Tuesday morning, the delights of the dentist, on this occasion causing pain only in the wallet  but without anaesthesia. In the afternoon it’s Hounslow House followed by Cranford Community College in the evening and for the first time this winter I’m wimped out of cycling by the weather. It’s cold, wet and dark, and I need to look respectable. But I could overcome all of those if it wasn’t for the gusty wind so I opt for the car. OK, fair comment, looking respectable may indeed be beyond me, whatever the mode of transport.
The Cranford event is Cabinet Question Time, and the audience is smallish but really engaged. David Blackett, Chair of Heston Residents’ Association is in the chair and handles things most admirably.

Cabinet Question Time

I cop a particularly challenging and complicated question – actually about 16 questions – about recycling, flytipping, street waste bins, litter etc and respond with all the plans we are currently implementing which will help make all these better over the next few months.

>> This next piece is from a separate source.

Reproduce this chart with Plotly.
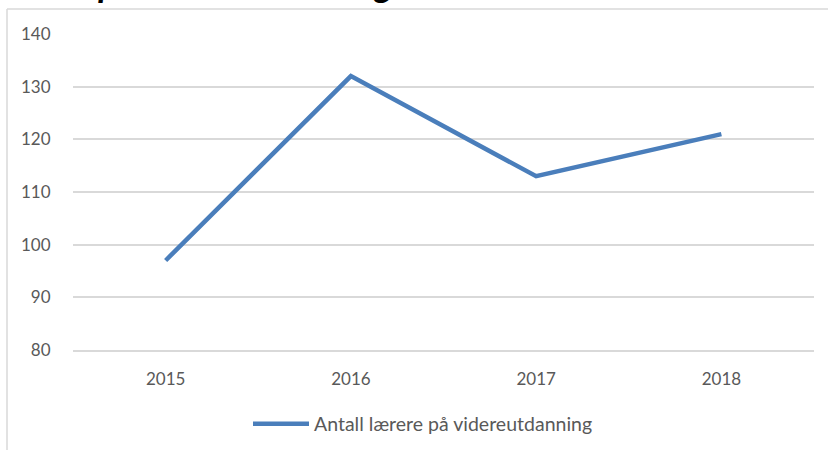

Sometimes I emerge from CQT wondering why we bothered but this was definitely not one of those times. We take away some important learnings, including that the lady in the audience whose brother was recently murdered had difficulty working out how to access the various support elements available to her from different agencies. The council pledged to find a better way of signposting this to support the police, NHS, Victim Support and other agencies who are primed to assist in such circumstances, plus of course our own social services. All round a most constructive event.

Today I go to meet the Chair of Lampton for one of our regular catch-ups. Then a meet with TfL and traffic people about developing plans to continue Cycleway 9 from the Beehive to the heart of Hounslow. In the evening I’ve actually paid for a ticket so I must go to the Chiswick Calendar’s annual Party party party.